Plus, Table Two Rocked! We had a great time, I'm sure Table One was sad they weren't with us.
Last, on the way back to the office I noticed a highly recommended thai place that I may have to scout for a future lunch, if I'm ever allowed out for lunch again. ;-)
Jumping in late here, I think you're being generous in calling the food here "decent" overall. The odd thing is that the dim sum items were the worst. The only bright lights in my book were the sauteed rice cakes and the jook (although the congee got a boost from Knorr chicken stock powder which has a distinctive taste). Someone at the other table told me that the only thing worth eating was the sauteed noodle dish.
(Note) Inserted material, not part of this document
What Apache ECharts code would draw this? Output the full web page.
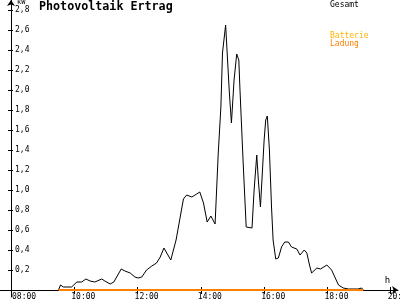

If our bill had been much more than $7, I would have been pretty upset to have paid for more than that to leave so much behind because it was tasteless and/or grease-logged. But at that price, I didn't really mind and just kept ordering dishes hoping we'd find something worth eating. My plate was rimmed with food "skeletons", left from my taking one bite out of a dumpling and then setting aside the rest of the piece. I didn't spit out anything, but I didn't let more than a taste of most items pass my lips.
So, I guess the trick here is to avoid the dim sum and order the other dishes. It is cheap and it does have large tables. However, dim sum-wise, there are several take-out places even that have tastier dumplings than here. If Y Ben House was good for dim sum at one time, I think we have to give it a "downhill alert" now.